__Given instruction__: Could you copy every line from the material below in which "this" appears?

__Exercise materials__:

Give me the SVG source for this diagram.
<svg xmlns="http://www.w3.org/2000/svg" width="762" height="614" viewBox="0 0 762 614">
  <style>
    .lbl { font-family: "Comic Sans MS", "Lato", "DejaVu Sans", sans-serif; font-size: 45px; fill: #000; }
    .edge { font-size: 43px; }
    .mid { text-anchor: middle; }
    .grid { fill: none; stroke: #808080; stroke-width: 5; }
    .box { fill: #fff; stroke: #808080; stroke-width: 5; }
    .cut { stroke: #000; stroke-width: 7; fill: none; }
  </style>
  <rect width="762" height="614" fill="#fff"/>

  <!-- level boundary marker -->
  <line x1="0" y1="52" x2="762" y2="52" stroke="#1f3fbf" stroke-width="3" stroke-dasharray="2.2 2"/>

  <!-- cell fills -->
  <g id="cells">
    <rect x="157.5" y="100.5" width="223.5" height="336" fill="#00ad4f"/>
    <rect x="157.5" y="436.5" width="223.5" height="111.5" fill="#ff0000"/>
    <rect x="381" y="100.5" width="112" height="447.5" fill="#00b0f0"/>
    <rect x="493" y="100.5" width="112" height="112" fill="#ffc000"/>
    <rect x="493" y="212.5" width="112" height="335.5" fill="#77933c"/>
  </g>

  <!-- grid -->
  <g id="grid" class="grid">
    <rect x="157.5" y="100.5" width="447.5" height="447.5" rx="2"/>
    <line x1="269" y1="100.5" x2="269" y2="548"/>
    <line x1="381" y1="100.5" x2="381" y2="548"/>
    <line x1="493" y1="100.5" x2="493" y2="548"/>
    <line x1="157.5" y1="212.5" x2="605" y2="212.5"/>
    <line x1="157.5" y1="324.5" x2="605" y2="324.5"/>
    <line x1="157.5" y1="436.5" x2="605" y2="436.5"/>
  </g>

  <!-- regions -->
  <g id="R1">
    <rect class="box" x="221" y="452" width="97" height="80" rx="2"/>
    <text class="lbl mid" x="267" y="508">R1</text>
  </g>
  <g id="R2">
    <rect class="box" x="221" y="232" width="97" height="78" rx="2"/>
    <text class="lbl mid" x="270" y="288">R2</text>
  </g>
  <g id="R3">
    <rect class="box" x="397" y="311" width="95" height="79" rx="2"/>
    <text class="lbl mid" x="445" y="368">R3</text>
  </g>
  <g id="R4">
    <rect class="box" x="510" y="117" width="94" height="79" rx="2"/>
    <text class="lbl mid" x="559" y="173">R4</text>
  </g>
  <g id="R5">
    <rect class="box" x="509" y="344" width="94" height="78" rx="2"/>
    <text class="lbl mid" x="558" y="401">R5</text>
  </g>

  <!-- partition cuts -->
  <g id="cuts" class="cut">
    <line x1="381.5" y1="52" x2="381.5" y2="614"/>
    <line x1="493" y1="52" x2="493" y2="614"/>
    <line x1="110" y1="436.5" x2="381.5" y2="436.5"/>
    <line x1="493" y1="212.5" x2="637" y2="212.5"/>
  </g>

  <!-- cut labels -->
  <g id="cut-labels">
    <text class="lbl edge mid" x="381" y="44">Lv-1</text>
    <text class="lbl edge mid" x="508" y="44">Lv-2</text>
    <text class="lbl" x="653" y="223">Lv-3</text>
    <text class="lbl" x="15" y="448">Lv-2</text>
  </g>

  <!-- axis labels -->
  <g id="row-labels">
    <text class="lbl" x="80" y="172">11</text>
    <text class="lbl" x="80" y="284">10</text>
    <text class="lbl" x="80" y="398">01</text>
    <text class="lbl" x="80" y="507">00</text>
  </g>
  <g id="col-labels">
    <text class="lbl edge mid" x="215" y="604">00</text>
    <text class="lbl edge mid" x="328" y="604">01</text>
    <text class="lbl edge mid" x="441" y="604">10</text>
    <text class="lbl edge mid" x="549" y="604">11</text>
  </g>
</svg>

--

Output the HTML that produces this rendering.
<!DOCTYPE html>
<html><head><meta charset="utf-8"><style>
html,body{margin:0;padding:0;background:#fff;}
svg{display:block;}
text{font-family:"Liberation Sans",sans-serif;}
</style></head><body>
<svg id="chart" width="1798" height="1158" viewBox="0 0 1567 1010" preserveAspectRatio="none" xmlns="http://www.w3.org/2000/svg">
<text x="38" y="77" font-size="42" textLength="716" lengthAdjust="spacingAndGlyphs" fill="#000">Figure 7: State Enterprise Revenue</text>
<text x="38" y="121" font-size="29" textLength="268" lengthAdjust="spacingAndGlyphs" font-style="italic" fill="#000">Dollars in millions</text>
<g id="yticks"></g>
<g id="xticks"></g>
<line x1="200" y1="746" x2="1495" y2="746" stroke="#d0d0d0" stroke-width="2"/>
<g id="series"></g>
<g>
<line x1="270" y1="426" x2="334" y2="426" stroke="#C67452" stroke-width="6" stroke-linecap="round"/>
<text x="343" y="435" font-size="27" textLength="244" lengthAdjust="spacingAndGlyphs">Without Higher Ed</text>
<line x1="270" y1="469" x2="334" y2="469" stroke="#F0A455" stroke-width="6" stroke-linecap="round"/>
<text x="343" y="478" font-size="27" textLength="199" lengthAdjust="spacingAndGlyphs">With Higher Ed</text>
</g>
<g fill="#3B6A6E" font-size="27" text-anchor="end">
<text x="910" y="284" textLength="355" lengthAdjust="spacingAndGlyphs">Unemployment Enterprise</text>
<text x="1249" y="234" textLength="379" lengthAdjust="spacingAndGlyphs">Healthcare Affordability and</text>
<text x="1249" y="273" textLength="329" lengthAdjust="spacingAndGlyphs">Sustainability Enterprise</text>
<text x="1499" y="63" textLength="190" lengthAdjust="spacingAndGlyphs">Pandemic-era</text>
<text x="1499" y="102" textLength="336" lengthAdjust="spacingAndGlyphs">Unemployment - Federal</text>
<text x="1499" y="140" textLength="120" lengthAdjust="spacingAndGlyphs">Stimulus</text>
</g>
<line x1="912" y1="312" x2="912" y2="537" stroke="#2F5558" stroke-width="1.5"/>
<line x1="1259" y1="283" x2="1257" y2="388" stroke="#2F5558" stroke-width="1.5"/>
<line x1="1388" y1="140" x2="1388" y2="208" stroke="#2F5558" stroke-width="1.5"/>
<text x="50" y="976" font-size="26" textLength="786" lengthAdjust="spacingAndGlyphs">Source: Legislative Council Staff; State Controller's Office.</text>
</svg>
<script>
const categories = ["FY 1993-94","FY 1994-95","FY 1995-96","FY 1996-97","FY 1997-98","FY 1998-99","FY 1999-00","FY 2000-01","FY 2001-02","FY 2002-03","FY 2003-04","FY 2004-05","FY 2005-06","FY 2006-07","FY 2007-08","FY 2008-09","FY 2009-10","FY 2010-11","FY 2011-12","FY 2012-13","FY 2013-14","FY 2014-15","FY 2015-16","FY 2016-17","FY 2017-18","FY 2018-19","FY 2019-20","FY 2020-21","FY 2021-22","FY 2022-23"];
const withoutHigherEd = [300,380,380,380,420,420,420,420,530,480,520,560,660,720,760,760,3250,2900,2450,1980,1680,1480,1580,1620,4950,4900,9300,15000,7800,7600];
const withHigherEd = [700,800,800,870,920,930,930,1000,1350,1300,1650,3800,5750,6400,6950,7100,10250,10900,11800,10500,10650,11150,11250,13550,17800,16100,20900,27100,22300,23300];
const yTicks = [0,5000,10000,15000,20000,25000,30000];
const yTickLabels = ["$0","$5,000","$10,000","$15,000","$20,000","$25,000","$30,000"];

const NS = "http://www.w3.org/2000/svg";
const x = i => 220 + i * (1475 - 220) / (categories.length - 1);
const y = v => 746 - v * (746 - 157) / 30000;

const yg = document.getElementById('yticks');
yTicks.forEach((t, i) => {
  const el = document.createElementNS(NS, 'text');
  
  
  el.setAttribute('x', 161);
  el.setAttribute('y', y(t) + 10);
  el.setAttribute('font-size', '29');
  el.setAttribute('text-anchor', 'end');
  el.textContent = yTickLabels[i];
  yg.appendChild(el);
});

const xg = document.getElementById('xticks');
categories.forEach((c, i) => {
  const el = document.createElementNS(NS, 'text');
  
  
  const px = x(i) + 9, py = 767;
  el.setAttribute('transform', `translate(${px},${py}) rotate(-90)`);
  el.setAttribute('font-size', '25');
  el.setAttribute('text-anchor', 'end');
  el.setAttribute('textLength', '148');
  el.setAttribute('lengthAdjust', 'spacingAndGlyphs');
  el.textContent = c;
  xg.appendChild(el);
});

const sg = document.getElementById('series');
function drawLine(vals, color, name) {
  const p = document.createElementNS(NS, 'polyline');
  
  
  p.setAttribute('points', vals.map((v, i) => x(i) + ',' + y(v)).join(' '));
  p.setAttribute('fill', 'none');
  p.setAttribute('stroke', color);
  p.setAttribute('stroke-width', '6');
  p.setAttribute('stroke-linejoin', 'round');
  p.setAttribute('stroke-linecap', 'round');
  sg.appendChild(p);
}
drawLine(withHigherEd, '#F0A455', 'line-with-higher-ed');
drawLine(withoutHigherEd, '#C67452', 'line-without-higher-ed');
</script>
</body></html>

---

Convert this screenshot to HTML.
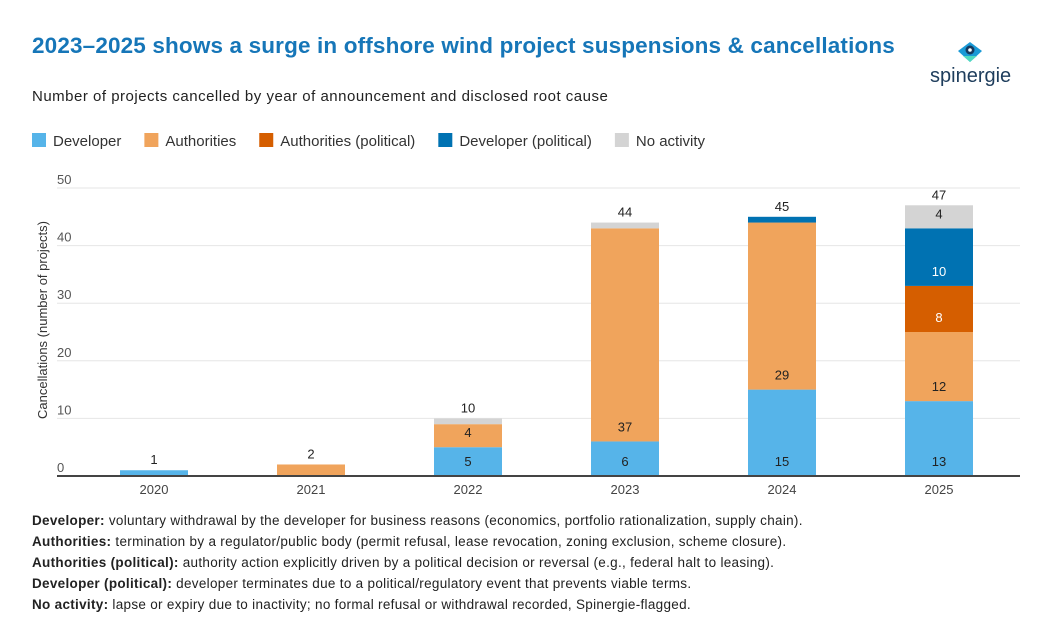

__Task output__:
Give me the SVG source for this diagram.
Output the HTML that produces this rendering.
Convert this screenshot to HTML.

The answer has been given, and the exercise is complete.